OSHA Enforcement ActivityOSHA has cited Sterilite Corp., doing business as Sterilite of Alabama LLC, and Marathon Staffing Corp. Inc., for 13 safety and health violations. OSHA initiated the January 2013 inspection at Sterilite's plastics manufacturing facility in Birmingham as part of its National Emphasis Program on Amputations and regional emphasis program to limit worker exposure to high noise levels. Proposed penalties total $49,000.

The inspection found that Sterilite exposed workers to several hazards, including dangerous, unguarded machinery and fall hazards because of missing platform railings.
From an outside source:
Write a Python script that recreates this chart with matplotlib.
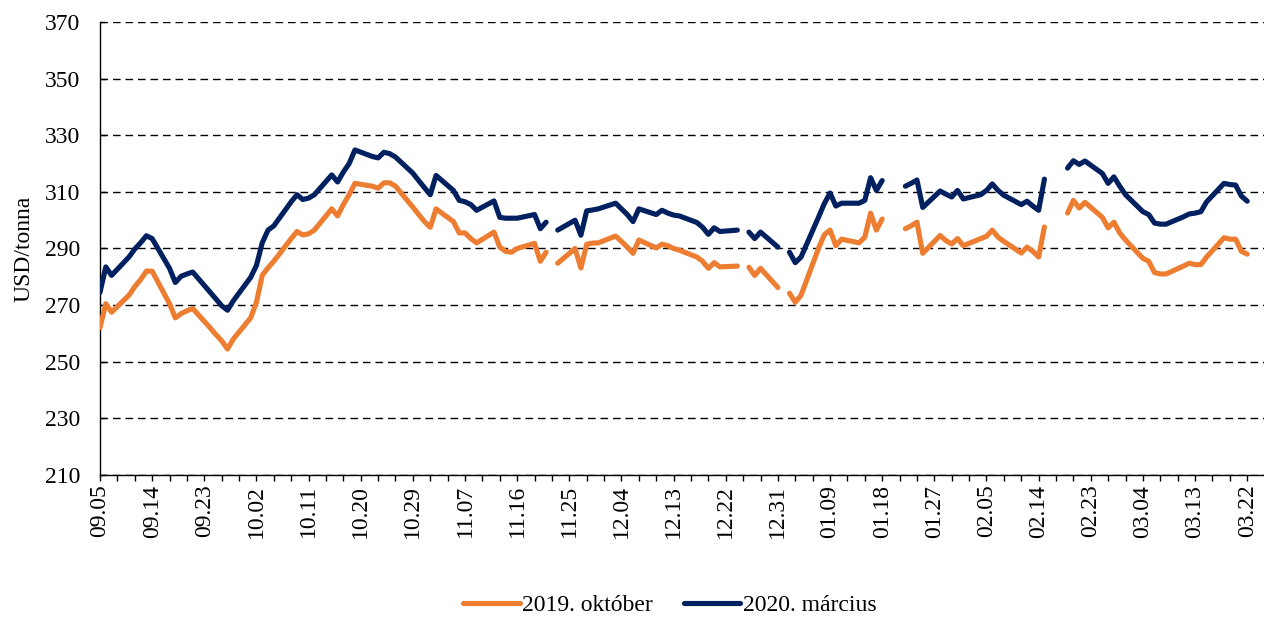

Additionally, the employer exposed workers to noise hazards above the required OSHA limits; failed to ensure workers used hearing protection correctly; to provide hearing protection based on the noise level to which workers were exposed; and to notify and provide follow-up care to workers who experienced a work-related hearing loss.

The Massachusetts-based company employs approximately 2,000 employees nationwide. The Alabama facility employs approximately 316 workers.

OSHA inspectors found that temporary workers employed by Marathon Staffing Corp. at Sterilite's facility were also exposed to hazards. As a result, OSHA cited Marathon for one serious health violation, carrying a penalty of $7,000, because the staffing agency failed to administer an effective hearing conservation program for occupational noise exposure. Marathon has a contract with Sterilite to provide temporary inspectors and packers at Sterilite facilities. With headquarters in Tyngsborough, Massachusetts, Marathon employs more than 500 workers nationwide, and approximately 90 workers in its Alabama office. Marathon provides labor and management of the on-site workforce.

On its website, Marathon Staffing emphasizes the cost savings of using temporary employees: "We provide exceptional service to our clients with total commitment to quality at competitive rates. We can show you how to save a quarter a million dollars if you utilize more than fifty temporary employees."

In April 2013, OSHA announced an initiative to improve workplace safety and health for temporary workers. During the inspection, OSHA inspectors paid special attention to the hazards facing temporary workers to determine the role of the host employer and the staffing agency in failing to eliminate serious hazards.